Haira Dwi Maulida, Dr Dinie Anggraeni Dewi, M.Pd., M.H.Â
Â
Generasi milenial memiliki harapan yang besar dan menginginkan makna yang mendalam dari setiap karya yang mereka hasilkan (Onobara, 2017). Rata-rata, generasi ini berpindah pekerjaan hingga 20 kali sepanjang hidup mereka. Sebagai perbandingan, generasi tradisionalis cenderung bekerja di perusahaan yang sama hingga masa pensiun. Meskipun demikian, milenial menunjukkan kesetiaan yang kuat terhadap teman-teman dan rekan kerja mereka. Mereka tidak akan bertahan di suatu perusahaan jika merasa bahwa atasan dan kolega tidak dapat menjadi teman sejati.
Seiring dengan berlanjutnya pembangunan global, semangat kerja semakin menurun, karena akses terhadap berbagai hal - hal baik yang positif maupun negatif menjadi semakin mudah. Generasi milenial, yang sering disebut sebagai generasi emas, berada pada usia yang sangat sensitif terhadap hal-hal baru. Mereka sangat tertarik pada inovasi, terutama yang menawarkan fitur-fitur menarik yang dapat memikat perhatian mereka
Media sosial telah menjadi bagian integral dari kehidupan sehari-hari mereka, dan generasi ini sudah sangat terbiasa mengaksesnya dengan mudah. Fitur-fitur menarik yang ditawarkan, terlepas dari apakah konten yang terkandung di dalamnya bersifat positif atau negatif, sebenarnya dirancang untuk menarik perhatian generasi milenial. Namun, penting bagi mereka untuk menjaga diri agar tetap bertindak sesuai dengan etika yang berlaku, terutama dalam konteks nilai-nilai hedonis yang sering kali ditawarkan oleh media sosial.

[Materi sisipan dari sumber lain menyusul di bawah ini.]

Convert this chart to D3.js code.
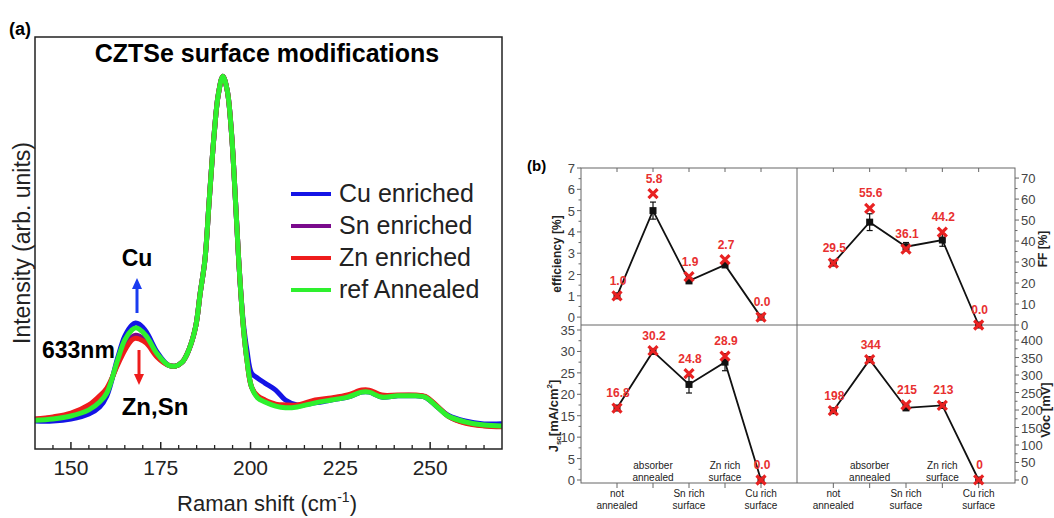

Meskipun media sosial dapat memberikan manfaat positif dalam memenuhi kebutuhan manusia, dampak negatifnya terhadap perkembangan pola pikir generasi ini tidak dapat diabaikan. Oleh karena itu, kesadaran dan pemahaman yang mendalam tentang penggunaan media sosial sangat penting bagi milenial agar mereka dapat memanfaatkan teknologi dengan bijak.
Pancasila dapat berfungsi sebagai pedoman bagi masyarakat agar tidak terjerumus dalam sikap dan tindakan yang menyimpang dari aturan. Hal ini sangat penting dalam upaya membangun sumber daya manusia yang berkualitas, yang akan mendukung tercapainya visi Indonesia Emas pada tahun 2045. Selain dari segi aset, Indonesia juga akan memiliki keunggulan demografis dalam menyongsong era Indonesia Emas ini.
Yang terpenting saat ini adalah meyakinkan generasi muda bahwa Pancasila merupakan ideologi dan falsafah tertinggi yang sejalan dengan prinsip-prinsip kehidupan berbangsa. Upaya ini dapat dicapai melalui penyampaian materi yang lebih fleksibel, tidak kaku, dan menggunakan pendekatan non-dokumenter. Pemahaman tentang Pancasila seharusnya tidak bersifat dogmatis; materi yang disampaikan perlu lebih responsif terhadap prinsip-prinsip Pancasila dan relevan dengan kenyataan yang ada.
Nilai-nilai Pancasila mencakup cita-cita, tujuan, dan nilai-nilai yang kokoh, baik, serta diperjuangkan dengan benar, yang sangat penting dalam kehidupan manusia di dunia ini. Nilai instrumental mewakili arah, pedoman, strategi, tujuan, dan lembaga pelaksana. Sementara itu, nilai praktis adalah penjabaran dari nilai-nilai instrumental ke dalam penerapan yang konkret, yang dapat diimplementasikan baik oleh individu maupun kelompok sosial dalam kehidupan sehari-hari, baik dalam konteks bermasyarakat, bernegara, maupun berbangsa (Sunarso, 2006: 8).
Saat ini, kita menghadapi ancaman nyata berupa maraknya gerakan ekstremis, kebijakan saling berperang yang dilakukan oleh partai politik asing, serta penyebaran misinformasi dan provokasi melalui media sosial. Tantangan-tantangan ini dapat kita hadapi jika tindakan dan pernyataan kita berlandaskan pada nilai-nilai Pancasila, yang sangat penting bagi masyarakat dan bangsa.